The Children’s Defense Fund noted children “remain the poorest age group in the country with a poverty rate 21 percent higher than before the Great Recession. There are 2.75 million more children living in poverty today than there were in 2007 at a time when large corporations are experiencing record high profits and the wealthiest Americans’ net worth has increased, poor children have not had any relief.”

“It is disgraceful that more than one out of five children are poor in our rich nation. Income inequality was higher in 2012 than any time in the last hundred years in the United States, and it is children who suffer the most,” said Mariam Wright Edelman, president of the Children’s Defense Fund.

Four decades after the group started and despite some gains in building a safety net, “our challenge to ensure every child a level playing field is greater than ever,” she said.

“The Great Recession thrust millions of children and families into poverty—many in extreme poverty—jeopardizing the promise of a productive future for children and our nation. And the younger children are the poorer they are. 25.1 percent of children under age 5, the years of greatest brain development were poor in 2012. Poverty stacks the odds against children,” said the advocacy group.

“Research shows children growing up poor are less likely to succeed in school, to grow up healthy and more likely to be poor as adults,” it added.

Ms. Edelman argued now is not the time to cut programs like the Supplemental Nutrition Assistance Program. “Almost half of SNAP recipients are children. Census Bureau data show SNAP lifted 4 million Americans out of poverty in 2012,” said her organization.

“Despite its proven success, SNAP remains a consistent target at budget-cutting time. It is incomprehensible and morally indefensible that this week the House of Representatives will vote on a bill that would seriously harm many receiving SNAP while they protect subsides for rich farmers,” said Ms. Edelman Sept. 17.

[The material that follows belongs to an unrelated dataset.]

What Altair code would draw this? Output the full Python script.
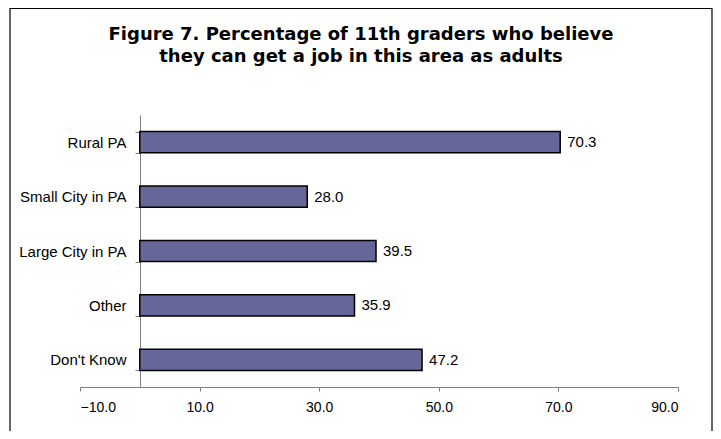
import altair as alt
import pandas as pd

categories = ["Rural PA", "Small City in PA", "Large City in PA", "Other", "Don't Know"]
values = [70.3, 28.0, 39.5, 35.9, 47.2]
x_ticks = [-10, 10, 30, 50, 70, 90]
title_lines = ["Figure 7. Percentage of 11th graders who believe",
               "they can get a job in this area as adults"]

df = pd.DataFrame({"category": categories, "value": values})

FONT = "Liberation Sans"

x_enc = alt.X("value:Q",
              scale=alt.Scale(domain=[-10, 90], nice=False, zero=False),
              axis=alt.Axis(values=x_ticks, format=".1f", title=None, grid=False,
                            domainColor="#808080", tickColor="#808080", tickSize=4,
                            labelFontSize=14, labelFont=FONT, labelColor="black",
                            labelPadding=9))
y_enc = alt.Y("category:N", sort=categories,
              scale=alt.Scale(paddingInner=0.61, paddingOuter=0.305),
              axis=alt.Axis(title=None, offset=-60, tickBand="extent",
                            domainColor="#808080", tickColor="#808080", tickSize=5,
                            labelFontSize=15, labelFont=FONT, labelColor="black",
                            labelPadding=9))

base = alt.Chart(df)
bars = base.mark_bar(color="#666699", stroke="black", strokeWidth=1.5).encode(x=x_enc, y=y_enc)
labels = base.mark_text(align="left", baseline="middle", dx=7, fontSize=15, font=FONT,
                        color="black").encode(
    x="value:Q", y=alt.Y("category:N", sort=categories),
    text=alt.Text("value:Q", format=".1f"))

border = alt.Chart(pd.DataFrame({"a": [0]})).mark_rect(
    fill=None, stroke="black", strokeWidth=1.2).encode(
    x=alt.value(-70), x2=alt.value(632), y=alt.value(-106.5), y2=alt.value(420))

chart = alt.layer(border, bars, labels).properties(
    width=598, height=272,
    padding={"left": 72, "top": 107, "right": 35, "bottom": 44},
    autosize=alt.AutoSizeParams(type="none"),
    background="white",
    title=alt.TitleParams(title_lines, font="DejaVu Sans", fontSize=18, fontWeight="bold",
                          color="black", anchor="middle", dx=-18, offset=-58,
                          lineHeight=22),
).configure_view(stroke=None)

chart.save("out.html", embed_options={"renderer": "svg", "actions": False})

“This is just one of a recent series of efforts on Capitol Hill to shred the safety net poor children and families desperately need to survive and thrive. 57,000 children have been cut from Head Start and Early Head Start from the mindless sequester. Ensuring children’s health and wellbeing is a test not only of our morality but of our common and economic sense. We need to create jobs, jobs, jobs and jobs that pay enough to lift people from poverty. When will enough of our leaders get it?”